Doch was ist das Fazit? - Wir erleben hier den interessanten Moment, wo ein interaktives Medium dabei ist, sich selbst zu definieren. Ein Dorado für die Medienwissenschaft. Außerdem sieht man hier sehr schön neue Strukturen des Erzählens - also auch ein Dorado für die Narratologie (hier gibt es offensichtlich mehrere Erzähler unterschiedlicher Ordnung).
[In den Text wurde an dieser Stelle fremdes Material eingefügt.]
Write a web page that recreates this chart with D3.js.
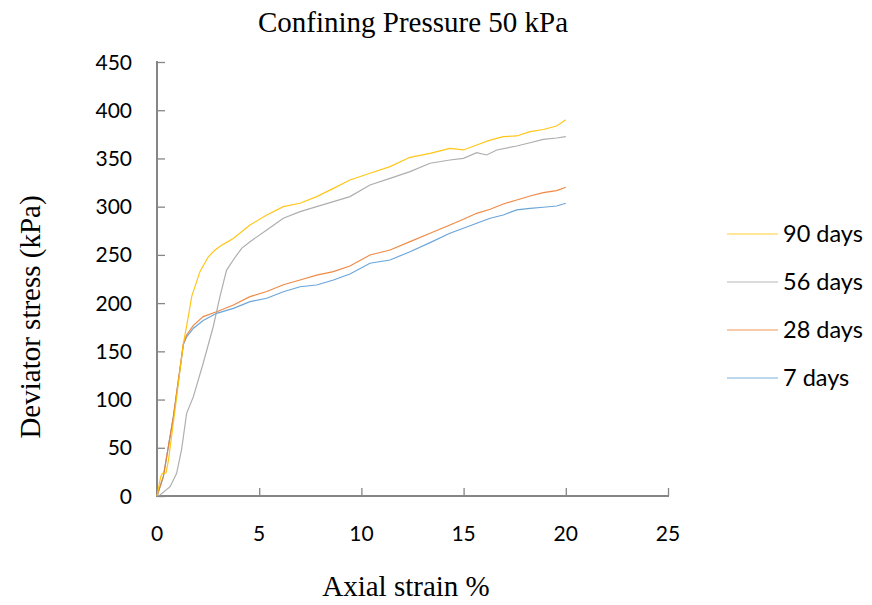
<!DOCTYPE html>
<html><head><meta charset="utf-8">
<script src="https://cdn.jsdelivr.net/npm/d3@7"></script>
<style>body{margin:0;background:#fff}svg{display:block}</style>
</head><body>
<script>
const seriesNames = ["90 days","56 days","28 days","7 days"];
const colors = ["#FFC000","#A5A5A5","#ED7D31","#5B9BD5"];
const xTicks = [0,5,10,15,20,25];
const yTicks = [0,50,100,150,200,250,300,350,400,450];

const strain90 = [0,0.18,0.27,0.44,0.56,0.88,1.29,1.53,1.7,2.1,2.51,2.84,3.16,3.49,3.73,4.55,5.37,6.18,7.0,7.81,8.63,9.44,10.42,11.4,12.38,13.36,14.33,14.99,15.64,16.3,16.94,17.6,18.25,18.9,19.55,20];
const stress90 = [0,20,23.5,24,37,89,158,186,207,232.6,248,255,260,264,267,281,291.4,300,303.5,310.4,319,327.7,334.6,341.5,351.2,355.3,360.5,358.8,364,369,372.6,373.3,377.8,380,383.6,390];

const strain56 = [0,0.15,0.64,0.96,1.2,1.45,1.78,2.26,2.75,3.08,3.4,3.73,4.14,4.55,5.37,6.18,7.0,7.81,8.63,9.44,10.42,11.4,12.38,13.36,14.33,14.99,15.64,16.13,16.62,17.6,18.25,18.9,19.55,20];
const stress56 = [0,1,9.6,23.5,47.7,85.7,103,137.6,175.5,206.7,234,244.7,256.8,263.7,275.8,288,294.8,300,305.2,310.4,322.5,329.4,336.3,345,348.4,350.1,356,353.6,358.8,362.9,366.3,369.8,371.2,372.6];

const strain28 = [0,0.31,0.8,1.29,1.45,1.78,2.26,2.92,3.74,4.55,5.37,6.18,7.0,7.81,8.63,9.44,10.42,11.4,12.38,13.36,14.33,14.99,15.64,16.3,16.94,17.6,18.25,18.9,19.55,20];
const stress28 = [0,20,82,158,167,177,186,191,198,206.7,212,219,224,229,232.6,238.5,249.9,255.1,263.7,272.4,281,286.9,293.1,297.3,302.8,306.9,311.1,314.5,316.6,320.1];

const strain7 = [0,0.31,0.8,1.29,1.45,1.78,2.26,2.92,3.74,4.55,5.37,6.18,7.0,7.81,8.63,9.44,10.42,11.4,12.38,13.36,14.33,14.99,15.64,16.3,16.94,17.6,18.25,18.9,19.55,20];
const stress7 = [0,20,82,157,165,174,182,189.4,194.6,201.5,205,211.8,217,218.8,224,230.2,241.3,244.7,253.3,262.7,272.4,277.6,282.8,288,291.4,296.6,298.3,299.4,300.7,303.5];

const allStrain = [strain90, strain56, strain28, strain7];
const allStress = [stress90, stress56, stress28, stress7];

const W = 872, H = 605;
const svg = d3.select("body").append("svg").attr("width", W).attr("height", H);

const x = d3.scaleLinear().domain([0,25]).range([157,668]);
const y = d3.scaleLinear().domain([0,450]).range([496,62]);

const axisColor = "#868686";
const tickFont = "Lato, 'Open Sans', sans-serif";

// Y axis
const gy = svg.append("g").attr("transform","translate(157,0)")
  .call(d3.axisRight(y).tickValues(yTicks).tickSize(8).tickFormat(""));
gy.select(".domain").attr("stroke",axisColor).attr("stroke-width",2).attr("d","M0,61V497");
gy.selectAll(".tick line").attr("stroke",axisColor).attr("stroke-width",1.3);

// X axis
const gx = svg.append("g").attr("transform","translate(0,496)")
  .call(d3.axisTop(x).tickValues(xTicks).tickSize(8).tickFormat(""));
gx.select(".domain").attr("stroke",axisColor).attr("stroke-width",2).attr("d","M156,0H669");
gx.selectAll(".tick line").attr("stroke",axisColor).attr("stroke-width",1.3);

// tick labels
svg.append("g").selectAll("text").data(yTicks).join("text")
  .attr("x",132).attr("y",d=>y(d)).attr("dy","0.36em")
  .attr("text-anchor","end").attr("font-family",tickFont).attr("font-size",21).attr("fill","#000")
  .text(d=>d);
svg.append("g").selectAll("text").data(xTicks).join("text")
  .attr("x",d=>x(d)).attr("y",541)
  .attr("text-anchor","middle").attr("font-family",tickFont).attr("font-size",21).attr("fill","#000")
  .text(d=>d);

// lines
const line = d3.line().x(d=>x(d[0])).y(d=>y(d[1]));
for (let i = 3; i >= 0; i--) {
  const pts = allStrain[i].map((s,j)=>[s, allStress[i][j]]);
  svg.append("path").datum(pts).attr("d",line)
    .attr("fill","none").attr("stroke",colors[i]).attr("stroke-width",1.2).attr("stroke-opacity",0.9);
}

// legend
const lg = svg.append("g");
seriesNames.forEach((n,i)=>{
  const yy = 234 + i*48;
  lg.append("line").attr("x1",727).attr("x2",778).attr("y1",yy).attr("y2",yy)
    .attr("stroke",colors[i]).attr("stroke-width",1.2).attr("stroke-opacity",0.8);
  lg.append("text").attr("x",783).attr("y",yy).attr("dy","0.36em")
    .attr("font-family",tickFont).attr("font-size",23.5).attr("fill","#000").text(n);
});

// titles
const serif = "'Liberation Serif','Times New Roman',serif";
svg.append("text").attr("x",413).attr("y",32).attr("text-anchor","middle")
  .attr("font-family",serif).attr("font-size",29).attr("fill","#000").text("Confining Pressure 50 kPa");
svg.append("text").attr("x",406).attr("y",596).attr("text-anchor","middle")
  .attr("font-family",serif).attr("font-size",29).attr("fill","#000").text("Axial strain %");
svg.append("text").attr("transform","translate(40,317) rotate(-90)").attr("text-anchor","middle")
  .attr("font-family",serif).attr("font-size",29).attr("fill","#000").text("Deviator stress (kPa)");
</script>
</body></html>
Jede Daily-Soap erzählt Geschichten und niemand beschwert sich. Kosmetikfirmen bezahlen das und niemand schreit auf. Die jüngsten ARGs haben bewiesen, dass eine Menge Arbeit darin steckt und die braucht Kapital. Der arme Philipp R. kommt nicht mehr zum Restaurieren, das er eigentlich gelernt hat, trotzdem will auch seine Miete bezahlt werden. Das Web 2.0 findet hier gerade neue Genres und dankenswerterweise fanden sich auch schon Firmen, welche das Ganze sponsern. Wem das zu kommerziell ist, der soll halt Mäzene werben für diese neue Kunst. Dieses Genre ist vermutlich vorwiegend trivial, doch wer ist das nicht? Das Potenzial für E-Formen ist neben den U-Formen (um diese zweifelhaften Begriffe aus dem Themenfeld Musik zu nehmen) zweifellos gegeben.

Und ob der Dramaturg nun als Storyliner bei GZSZ oder bei "Hustle the sluff" arbeitet, ist auch Wurscht. Würden sie doch wenigstens Dramaturgen beschäftigen und nicht alles auf die BWL-Praktikanten oder Creative-Fuzzis abwälzen.

Ich freue mich auf die nächste Lüge.